Elaine Thompson / AP file
Wheelchair attendant Erick Conley, left, assists an elderly passenger heading overseas at Seattle-Tacoma International Airport in SeaTac, Wash. on Oct. 22, 2013.
OLYMPIA, Washington — A voter initiative to enact a $15 minimum wage for thousands of workers in a Seattle suburb that houses the region's main international airport won a narrow victory on Tuesday that proponents hailed as a signal moment in the nationwide fight for livable wages.
The measure mandates that some 6,300 workers at Seattle-Tacoma International Airport and nearby hotels, car rental agencies and parking lots receive a minimum hourly wage more than double the federal minimum wage of $7.25.
Washington state's hourly minimum wage is already higher than any other U.S. state, and will rise by 13 cents to $9.32 an hour in January.
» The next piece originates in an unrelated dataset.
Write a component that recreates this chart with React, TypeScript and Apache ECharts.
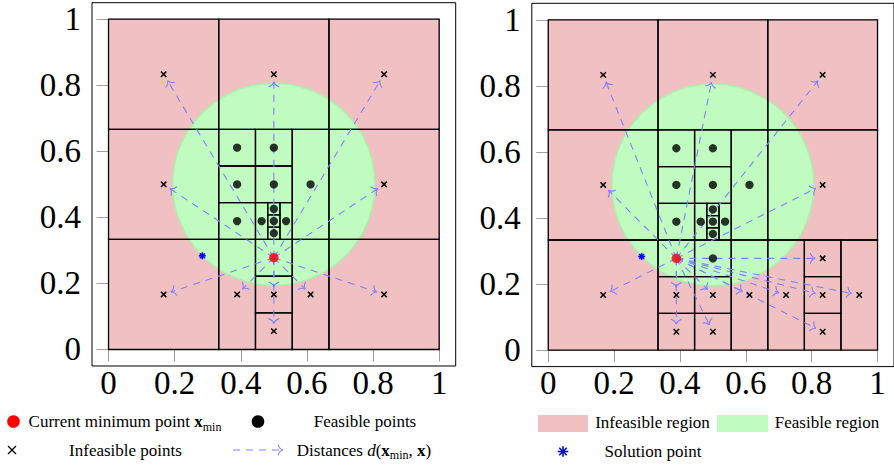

The new wage in the city of SeaTac would be among the nation's highest, just below a $15.38 rate mandated for city workers and contractors in Sonoma, California.
Backers of the SeaTac wage ordinance see it as an opportunity to help local workers while encouraging other communities - particularly cities with progressive tendencies and smaller voting pools - to take similar action.
"It shows that people are tired of waiting for corporate CEOs or Congress to deal with income inequality and that they can use democracy to make a change," said Heather Weiner, spokeswoman for the union-backed Yes For SeaTac campaign.
The measure won by a margin of 77 votes with about 6,000 ballots cast, and King County election officials certified the outcome on Tuesday after weeks of uncertainty.
Opponents who fear the measure will slow the region's economy and drive businesses away said they plan to request a manual recount, for which they will have to foot the bill unless the result is reversed.
"This is a pretend solution to a really serious national economic problem," said Don Stark, spokesman for Common Sense SeaTac, a business-backed campaign opposing the initiative. "It is taking money from one pocket and putting it in another."
Foes of the measure, among them Alaska Airlines, have already sued to block it from taking effect in January, arguing in part that the city lacks the authority to impose a minimum wage on the airport, which is owned by the Port of Seattle.
A DRAWN OUT CONTEST
The election has been a drawn out affair. On election night three weeks ago, early returns showed the measure enjoyed an 8 percentage point lead, and supporters declared victory.
But Washington state requires voters to mail in their ballots or deposit them in drop boxes. As votes trickled in, the lead narrowed to as few as 19 votes over a week ago before expanding as problematic ballots initially set aside by election officials were tabulated.
The measure covers workers in the travel and hospitality industries, and provides sick leave in addition to a higher wage floor. It exempts small firms, airlines and unionized work forces.
While organized labor hopes SeaTac will act as a catalyst for similar efforts elsewhere - including in Seattle, which this month elected to the City Council Kshama Sawant, a socialist whose platform centered on a $15 minimum wage - the initiative is not without precedent.
Since 1994, when Baltimore instituted the country's first so-called living wage ordinance, more than 120 local governments have followed suit, according to the National Employment Law Project.
Four major California airports operate under ordinances similar to the SeaTac measure, including one guaranteeing workers at San Jose airport $13.82 an hour plus health insurance, and another mandating that Los Angeles airport workers earn $10.91 per hour plus health benefits.